Все же я мог теперь, не замерзая, бродить ночью по улицам Москвы. Все тогда ходили по мостовой - не было ни машин, ни лошадей, а тротуары напоминали каток. Днем многие тащили салазки дрова, керосин, пшено. Люди «прикреплялись» или «откреплялись» - это относилось к продовольственным карточкам. (Помню стихи:
Что сегодня, гражданин, на обед?
Прикреплялись, гражданин, или нет?)
А по ночам бродили мечтатели. Никогда не забуду и тех прогулок! Мы медленно продвигались между сугробами; порой шли цепью - один за другим. Так идут в пустыне караваны. Мы говорили о поэзии, о революции, о новом веке; мы были караванами, которые пробирались в будущее. Может быть, поэтому с такой легкостью мы переносили и голод, и холод, и многое другое. Караваны шли но всем русским городам, и двадцатипятилетний Н. С. Тихонов, которого я тогда не знал, наверно, читал кому-нибудь свои стихи:
Гвозди б делать из этих людей;
Крепче б не было в мире гвоздей.
Мы шли гуськом, над нами сверкали звезды - улицы были темными, никто не мешал звездам сверкать. В день моего рождения Ядвига печально сказала, что не смогла раздобыть подарка - ни цветов, ни леденца; шутя она добавила, глядя на звездное небо: «Я тебе дарю Кассиопею…» Мы не подозревали, что доживем до того времени, когда в Организации Объединенных Наций будут рассуждать, как оградить небесные светила от захвата, и когда все девушки смогут подносить своим друзьям пристойные галстуки из шелка, шерсти или химической массы…
21
Я продолжал работать в детской секции ТЕО. Конечно, к нашим трудам можно подойти недоверчиво: мы главным образом составляли проекты детских театров да еще добывали пайки для актеров. Время было трудное; напомню для его характеристики слова В. И. Ленина, написанные им в феврале 1921 года по поводу работы Наркомпроса: «Мы нищие. Бумаги нет. Рабочие холодают и голодают, раздеты, разуты. Машины изношены. Здания разваливаются». Мы старались поддержать различные начинания. Существовал Детский театр, которым руководила актриса Генриетта Паскар. Скульптор Ефимов и его жена давно занимались кукольным театром. Появилась молоденькая Наташа Сац, потом много сделавшая для художественного воспитания детей. В различных рабочих клубах устраивались спектакли для детворы. Наконец, знаменитый клоун и дрессировщик животных В. Л. Дуров задумал показывать детям четвероногих артистов.

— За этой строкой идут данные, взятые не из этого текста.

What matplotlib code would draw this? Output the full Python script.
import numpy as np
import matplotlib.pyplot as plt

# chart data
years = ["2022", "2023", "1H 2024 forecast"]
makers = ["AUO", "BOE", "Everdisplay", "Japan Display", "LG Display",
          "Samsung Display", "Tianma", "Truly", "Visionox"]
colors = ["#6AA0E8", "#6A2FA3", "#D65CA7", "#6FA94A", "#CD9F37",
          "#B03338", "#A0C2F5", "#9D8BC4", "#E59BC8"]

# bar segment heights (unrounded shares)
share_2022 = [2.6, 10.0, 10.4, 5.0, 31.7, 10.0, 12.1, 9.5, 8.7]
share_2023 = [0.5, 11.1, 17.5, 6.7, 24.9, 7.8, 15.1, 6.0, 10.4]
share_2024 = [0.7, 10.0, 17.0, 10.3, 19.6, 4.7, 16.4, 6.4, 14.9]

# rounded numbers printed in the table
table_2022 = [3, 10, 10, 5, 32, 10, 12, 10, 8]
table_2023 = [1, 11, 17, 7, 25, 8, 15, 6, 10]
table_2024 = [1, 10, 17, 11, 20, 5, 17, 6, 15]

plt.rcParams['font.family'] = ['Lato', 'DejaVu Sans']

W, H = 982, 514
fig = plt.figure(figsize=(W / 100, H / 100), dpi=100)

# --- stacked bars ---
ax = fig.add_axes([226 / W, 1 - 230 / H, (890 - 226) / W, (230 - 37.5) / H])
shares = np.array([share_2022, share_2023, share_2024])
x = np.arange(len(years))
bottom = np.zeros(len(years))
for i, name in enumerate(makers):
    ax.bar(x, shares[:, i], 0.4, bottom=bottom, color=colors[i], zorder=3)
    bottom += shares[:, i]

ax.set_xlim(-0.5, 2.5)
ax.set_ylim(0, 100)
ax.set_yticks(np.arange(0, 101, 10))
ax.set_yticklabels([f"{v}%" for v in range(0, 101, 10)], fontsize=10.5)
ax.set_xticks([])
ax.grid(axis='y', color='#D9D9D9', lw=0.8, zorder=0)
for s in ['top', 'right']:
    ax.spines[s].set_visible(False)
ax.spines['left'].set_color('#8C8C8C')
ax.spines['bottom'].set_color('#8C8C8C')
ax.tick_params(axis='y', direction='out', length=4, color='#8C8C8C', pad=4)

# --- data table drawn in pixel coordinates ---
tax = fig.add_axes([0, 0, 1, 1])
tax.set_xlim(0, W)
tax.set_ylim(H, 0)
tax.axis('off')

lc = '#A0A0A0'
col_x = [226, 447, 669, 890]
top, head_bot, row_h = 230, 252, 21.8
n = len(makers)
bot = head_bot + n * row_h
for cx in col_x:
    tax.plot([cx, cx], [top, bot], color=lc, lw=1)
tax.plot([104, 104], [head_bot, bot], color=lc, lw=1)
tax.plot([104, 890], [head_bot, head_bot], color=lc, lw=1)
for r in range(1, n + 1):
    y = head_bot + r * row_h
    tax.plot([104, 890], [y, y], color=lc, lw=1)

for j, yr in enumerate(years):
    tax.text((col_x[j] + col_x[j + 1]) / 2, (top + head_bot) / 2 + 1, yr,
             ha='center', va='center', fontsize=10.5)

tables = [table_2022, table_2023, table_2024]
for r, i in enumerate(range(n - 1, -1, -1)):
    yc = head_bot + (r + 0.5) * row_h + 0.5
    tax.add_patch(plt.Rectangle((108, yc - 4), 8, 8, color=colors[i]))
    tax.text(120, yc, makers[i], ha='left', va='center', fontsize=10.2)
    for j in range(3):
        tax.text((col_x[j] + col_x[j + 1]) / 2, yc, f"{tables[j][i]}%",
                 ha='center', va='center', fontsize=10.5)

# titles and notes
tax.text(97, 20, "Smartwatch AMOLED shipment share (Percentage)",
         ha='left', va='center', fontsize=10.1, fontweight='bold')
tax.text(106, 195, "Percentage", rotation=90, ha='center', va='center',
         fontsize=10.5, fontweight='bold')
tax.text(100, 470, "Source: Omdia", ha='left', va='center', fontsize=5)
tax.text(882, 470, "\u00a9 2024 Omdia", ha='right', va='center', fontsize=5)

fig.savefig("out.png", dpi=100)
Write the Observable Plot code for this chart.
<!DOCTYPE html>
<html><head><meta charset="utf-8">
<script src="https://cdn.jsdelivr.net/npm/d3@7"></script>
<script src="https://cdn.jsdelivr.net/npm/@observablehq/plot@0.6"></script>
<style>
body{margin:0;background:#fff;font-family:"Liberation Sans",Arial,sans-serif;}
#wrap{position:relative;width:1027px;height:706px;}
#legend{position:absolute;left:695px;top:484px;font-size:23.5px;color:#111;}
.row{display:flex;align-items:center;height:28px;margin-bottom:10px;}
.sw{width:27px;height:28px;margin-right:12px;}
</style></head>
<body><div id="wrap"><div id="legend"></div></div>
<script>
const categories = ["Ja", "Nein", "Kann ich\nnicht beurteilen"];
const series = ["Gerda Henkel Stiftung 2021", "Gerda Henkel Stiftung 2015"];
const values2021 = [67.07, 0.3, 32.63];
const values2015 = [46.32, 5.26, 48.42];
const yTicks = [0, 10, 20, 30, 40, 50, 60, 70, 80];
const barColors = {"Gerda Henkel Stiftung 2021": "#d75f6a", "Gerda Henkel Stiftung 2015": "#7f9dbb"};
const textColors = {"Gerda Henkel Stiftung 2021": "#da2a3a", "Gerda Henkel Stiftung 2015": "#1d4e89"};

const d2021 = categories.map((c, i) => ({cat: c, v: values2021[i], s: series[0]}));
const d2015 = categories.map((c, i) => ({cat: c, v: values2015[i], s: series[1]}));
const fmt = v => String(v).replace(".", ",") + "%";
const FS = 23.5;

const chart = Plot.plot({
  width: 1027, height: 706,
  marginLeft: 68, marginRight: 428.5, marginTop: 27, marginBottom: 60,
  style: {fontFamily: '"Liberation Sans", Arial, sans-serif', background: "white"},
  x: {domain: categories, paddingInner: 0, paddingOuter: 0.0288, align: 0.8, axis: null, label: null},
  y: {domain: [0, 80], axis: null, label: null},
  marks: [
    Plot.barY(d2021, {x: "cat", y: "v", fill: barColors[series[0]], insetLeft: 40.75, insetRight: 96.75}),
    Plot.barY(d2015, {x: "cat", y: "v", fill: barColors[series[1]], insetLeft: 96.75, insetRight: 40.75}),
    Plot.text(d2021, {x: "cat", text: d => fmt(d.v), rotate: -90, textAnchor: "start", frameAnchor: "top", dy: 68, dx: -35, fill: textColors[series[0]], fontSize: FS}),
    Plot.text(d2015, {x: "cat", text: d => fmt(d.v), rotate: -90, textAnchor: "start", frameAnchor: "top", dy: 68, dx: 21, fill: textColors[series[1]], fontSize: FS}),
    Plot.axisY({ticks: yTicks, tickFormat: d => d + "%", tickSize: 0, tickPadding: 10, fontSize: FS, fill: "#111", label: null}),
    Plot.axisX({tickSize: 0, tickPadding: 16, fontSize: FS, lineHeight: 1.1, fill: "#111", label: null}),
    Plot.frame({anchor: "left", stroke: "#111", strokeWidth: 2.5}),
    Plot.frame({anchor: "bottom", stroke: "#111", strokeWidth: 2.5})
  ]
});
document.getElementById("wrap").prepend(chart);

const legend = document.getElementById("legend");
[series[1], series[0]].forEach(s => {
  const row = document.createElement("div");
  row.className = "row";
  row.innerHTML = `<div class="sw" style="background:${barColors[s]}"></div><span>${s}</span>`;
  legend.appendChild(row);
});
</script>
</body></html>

Тогда все больше проектировали, чем осуществляли: фантазии было много, средств мало. Все же мне кажется, что наша на первый взгляд совершенно бессмысленная работа дала некоторые результаты: мы помогли будущим драматургам, режиссерам, актерам создать пять или десять лет спустя интереснейшие театры для детей.
Внешне было много забавного. Мы работали рядом с секцией цирка, ею руководила актриса Рукавишникова, жена поэта. Иногда она уезжала домой в санях. Около Манежа лошадь неожиданно становилась на задние ноги, как будто она пудель, или начинала вальсировать, пугая прохожих: это была цирковая лошадь, которую заставляли выполнять обязанности битюга, и она, видимо, не могла преодолеть страсти к искусству. Наша детская секция, впрочем, не уступала циркачам: к особняку порой подбегал тощий, аскетический верблюд, запряженный в сани,- его посылал за мной В. Л. Дуров.